As of late last week, the expectation was that the purchase price for Neiman’s would be at least $100 a share, along with another $10 or so for the sale of the credit-card business. Investors were disappointed when they found out that the $5.1 billion purchase price included the credit-card business. An auction will still be held for that asset, but now investors are surmising that proceeds will go to the new owners, and not current shareholders. It was still unclear who was actually running the auction, Neiman’s or the soon-to-be owners.
Yet, as one private institutional investor observed: “The price, while shocking, reflects the debt markets and uncertainty regarding the financing of the deal.”
As reported last week, there were concerns about a tightening of the high-yield markets, a source of debt financing.
Another analyst at an institutional investment firm noted that, with the price for Neiman’s at less than some experts had speculated, there was now a greater chance that the deal would go through.
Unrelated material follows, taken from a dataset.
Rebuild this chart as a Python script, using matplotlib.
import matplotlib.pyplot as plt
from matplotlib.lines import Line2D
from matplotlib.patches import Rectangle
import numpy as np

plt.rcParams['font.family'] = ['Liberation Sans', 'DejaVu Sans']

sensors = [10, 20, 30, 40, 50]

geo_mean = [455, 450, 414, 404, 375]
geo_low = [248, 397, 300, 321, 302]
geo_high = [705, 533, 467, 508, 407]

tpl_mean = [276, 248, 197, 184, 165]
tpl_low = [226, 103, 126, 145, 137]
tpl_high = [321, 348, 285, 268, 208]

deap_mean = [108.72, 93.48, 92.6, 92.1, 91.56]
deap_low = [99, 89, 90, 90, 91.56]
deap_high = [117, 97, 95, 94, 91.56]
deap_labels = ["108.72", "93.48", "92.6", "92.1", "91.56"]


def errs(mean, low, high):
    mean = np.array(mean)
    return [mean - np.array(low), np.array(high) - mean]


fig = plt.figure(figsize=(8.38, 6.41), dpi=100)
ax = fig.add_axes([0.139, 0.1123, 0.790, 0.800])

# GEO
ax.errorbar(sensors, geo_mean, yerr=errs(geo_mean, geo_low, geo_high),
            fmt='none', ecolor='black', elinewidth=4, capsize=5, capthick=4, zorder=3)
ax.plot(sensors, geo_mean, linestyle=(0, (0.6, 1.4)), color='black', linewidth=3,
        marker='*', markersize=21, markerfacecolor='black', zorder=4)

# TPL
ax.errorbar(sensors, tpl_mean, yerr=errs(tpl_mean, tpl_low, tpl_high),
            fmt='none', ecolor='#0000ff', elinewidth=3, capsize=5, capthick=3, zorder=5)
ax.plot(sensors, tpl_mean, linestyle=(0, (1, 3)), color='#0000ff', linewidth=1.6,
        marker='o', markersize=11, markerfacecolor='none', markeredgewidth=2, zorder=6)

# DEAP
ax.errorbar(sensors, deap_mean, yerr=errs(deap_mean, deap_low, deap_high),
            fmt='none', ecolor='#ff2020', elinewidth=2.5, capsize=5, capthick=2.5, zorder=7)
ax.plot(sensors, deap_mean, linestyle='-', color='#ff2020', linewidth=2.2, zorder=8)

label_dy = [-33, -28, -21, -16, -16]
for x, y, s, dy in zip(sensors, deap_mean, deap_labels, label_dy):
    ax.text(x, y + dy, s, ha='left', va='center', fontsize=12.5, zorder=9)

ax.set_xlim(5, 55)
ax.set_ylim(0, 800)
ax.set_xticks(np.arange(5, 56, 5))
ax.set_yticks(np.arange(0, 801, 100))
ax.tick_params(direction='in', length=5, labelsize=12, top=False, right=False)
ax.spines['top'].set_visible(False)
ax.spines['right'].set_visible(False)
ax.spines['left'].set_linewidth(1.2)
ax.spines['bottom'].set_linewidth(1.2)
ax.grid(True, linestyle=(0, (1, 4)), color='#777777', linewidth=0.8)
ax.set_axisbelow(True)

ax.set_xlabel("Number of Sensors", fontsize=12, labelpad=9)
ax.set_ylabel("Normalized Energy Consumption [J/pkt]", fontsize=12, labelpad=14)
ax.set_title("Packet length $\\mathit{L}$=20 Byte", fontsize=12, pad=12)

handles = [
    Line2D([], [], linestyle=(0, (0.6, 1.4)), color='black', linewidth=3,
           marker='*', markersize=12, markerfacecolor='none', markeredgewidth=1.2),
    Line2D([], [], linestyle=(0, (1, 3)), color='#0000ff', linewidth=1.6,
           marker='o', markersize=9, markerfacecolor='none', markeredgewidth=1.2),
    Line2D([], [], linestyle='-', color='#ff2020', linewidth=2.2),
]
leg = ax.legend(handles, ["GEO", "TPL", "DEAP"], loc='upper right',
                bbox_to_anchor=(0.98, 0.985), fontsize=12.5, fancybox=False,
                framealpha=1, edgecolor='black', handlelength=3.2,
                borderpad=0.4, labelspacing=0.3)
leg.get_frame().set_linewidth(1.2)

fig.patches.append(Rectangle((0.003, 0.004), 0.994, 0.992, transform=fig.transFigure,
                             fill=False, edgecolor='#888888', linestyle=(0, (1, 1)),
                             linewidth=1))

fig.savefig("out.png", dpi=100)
He added that, because the purchase price is not necessarily aggressive in terms of leverage, the new owners won’t be pressured as much into pushing for more cash flow to pay down the debt sooner. In the end, he explained, there will be less pressure to expand the store count rapidly, and consequently, less risk to diluting the brand.
Jim Fogarty, managing director at Alvarez and Marsal, a global management and advisory firm, said, “The price for Neiman Marcus [at $100 a share] was a fair one at nine times EBITDA on a cash flow basis. Since Neiman is not a broken company, the question is how do the new owners drive the value from here. Typically, retail deals go for around six times cash flow.
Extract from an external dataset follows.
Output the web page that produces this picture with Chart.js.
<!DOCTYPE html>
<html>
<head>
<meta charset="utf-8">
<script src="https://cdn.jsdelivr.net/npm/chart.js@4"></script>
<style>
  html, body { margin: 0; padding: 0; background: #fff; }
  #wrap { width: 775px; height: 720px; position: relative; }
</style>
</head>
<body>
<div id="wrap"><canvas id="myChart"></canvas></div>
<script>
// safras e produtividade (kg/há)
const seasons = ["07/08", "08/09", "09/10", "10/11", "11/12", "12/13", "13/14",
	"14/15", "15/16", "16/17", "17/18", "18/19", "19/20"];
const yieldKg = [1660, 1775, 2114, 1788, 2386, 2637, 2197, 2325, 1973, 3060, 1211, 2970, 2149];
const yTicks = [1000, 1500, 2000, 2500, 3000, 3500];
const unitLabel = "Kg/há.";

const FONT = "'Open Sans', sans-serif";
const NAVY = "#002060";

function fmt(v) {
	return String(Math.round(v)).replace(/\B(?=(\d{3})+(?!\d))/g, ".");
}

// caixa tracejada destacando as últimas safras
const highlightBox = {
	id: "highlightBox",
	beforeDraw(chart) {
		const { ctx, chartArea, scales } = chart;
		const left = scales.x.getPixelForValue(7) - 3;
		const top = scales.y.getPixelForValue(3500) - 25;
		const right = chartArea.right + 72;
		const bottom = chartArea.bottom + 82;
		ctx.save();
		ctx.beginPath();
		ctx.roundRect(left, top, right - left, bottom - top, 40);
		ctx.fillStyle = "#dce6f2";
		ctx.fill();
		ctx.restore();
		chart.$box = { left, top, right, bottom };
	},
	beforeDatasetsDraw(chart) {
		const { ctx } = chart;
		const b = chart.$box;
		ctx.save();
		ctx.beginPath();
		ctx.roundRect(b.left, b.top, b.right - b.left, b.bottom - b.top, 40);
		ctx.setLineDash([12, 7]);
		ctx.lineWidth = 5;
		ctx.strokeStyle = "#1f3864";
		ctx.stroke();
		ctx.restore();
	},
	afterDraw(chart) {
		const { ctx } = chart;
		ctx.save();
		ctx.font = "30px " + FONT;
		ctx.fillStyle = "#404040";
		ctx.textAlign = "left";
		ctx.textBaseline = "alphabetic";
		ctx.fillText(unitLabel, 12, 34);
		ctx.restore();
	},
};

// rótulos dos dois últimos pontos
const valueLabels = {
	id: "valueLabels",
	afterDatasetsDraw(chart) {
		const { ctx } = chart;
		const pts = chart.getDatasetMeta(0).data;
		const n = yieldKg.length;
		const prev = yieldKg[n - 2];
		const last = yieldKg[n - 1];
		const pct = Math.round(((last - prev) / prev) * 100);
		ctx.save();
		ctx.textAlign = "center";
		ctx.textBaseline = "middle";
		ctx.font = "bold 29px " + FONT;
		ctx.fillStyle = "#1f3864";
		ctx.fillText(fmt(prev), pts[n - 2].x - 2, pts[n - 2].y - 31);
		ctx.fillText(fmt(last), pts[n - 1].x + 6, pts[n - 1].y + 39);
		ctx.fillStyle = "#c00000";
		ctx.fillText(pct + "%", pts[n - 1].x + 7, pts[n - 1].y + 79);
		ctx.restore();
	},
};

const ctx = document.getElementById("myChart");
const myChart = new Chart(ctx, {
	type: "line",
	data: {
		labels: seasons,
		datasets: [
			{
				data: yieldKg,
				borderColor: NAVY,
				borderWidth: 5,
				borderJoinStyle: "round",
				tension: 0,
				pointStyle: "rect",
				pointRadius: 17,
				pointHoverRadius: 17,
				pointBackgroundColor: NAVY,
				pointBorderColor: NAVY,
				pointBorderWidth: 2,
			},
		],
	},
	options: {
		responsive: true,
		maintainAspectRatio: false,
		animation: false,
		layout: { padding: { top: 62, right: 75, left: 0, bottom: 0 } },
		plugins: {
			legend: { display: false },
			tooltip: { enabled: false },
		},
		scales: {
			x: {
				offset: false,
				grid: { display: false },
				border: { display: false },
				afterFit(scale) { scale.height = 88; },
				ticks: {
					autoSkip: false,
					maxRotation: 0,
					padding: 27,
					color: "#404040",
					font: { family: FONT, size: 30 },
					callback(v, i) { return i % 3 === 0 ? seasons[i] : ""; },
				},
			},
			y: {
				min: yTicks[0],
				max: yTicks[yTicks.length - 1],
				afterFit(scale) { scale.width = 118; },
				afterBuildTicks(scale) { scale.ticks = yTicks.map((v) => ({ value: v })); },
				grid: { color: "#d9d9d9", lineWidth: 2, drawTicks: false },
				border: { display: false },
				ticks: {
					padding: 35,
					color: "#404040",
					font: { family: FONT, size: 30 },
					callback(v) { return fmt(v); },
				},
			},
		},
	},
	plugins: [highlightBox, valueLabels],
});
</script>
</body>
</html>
“The classic place to look is at the operational efficiencies and cost structure,’’ he said. “There’s probably opportunity there, but they’ll need to be careful to protect the front end of the business. Maybe they’ll see efficiencies on the back end. They have to remember that the strength of the Neiman franchise and brand is the customer experience.”
While there’s been concern over whether the luxury boom will continue, Fogarty expects that the trend is in favor of Neiman’s new owners.
“If you look at demographic trends, the Boomers are spending as they head into retirement,’’ Fogarty said. “There’s a lot of money concentrated in that space and there are also some wild luxury items that people will spend money on.”
Fogarty added that, in the early Nineties, when consumer spending slowed, shoppers didn’t leave the luxury sector entirely, but opted to spend less. “Besides, nobody buys a business thinking we’re going to have a recession in the first few years. I believe that the Boomer trend is there to propel them,” he said.
Analyst Stacy Turnof of Merrill Lynch wrote in a research note on Monday that, because Neiman is well run, her firm believes there is “limited opportunity to reduce costs. We believe that the motivation behind Texas Pacific and Warburg Pincus’ investment is that they could accelerate the company’s store growth [currently growing at about one store per year on a base of 37 department stores] and bring the company public again at a premium.”
“We are delighted to be partnering with Burt Tansky and the rest of the Neiman Marcus management team. Together, we hope to build on their exceptional track record of performance,” said Jonathan Coslet, partner at TPG.
“We believe strongly in the continued growth of the company,” Warburg Pincus managing director Kewsong Lee said in a statement.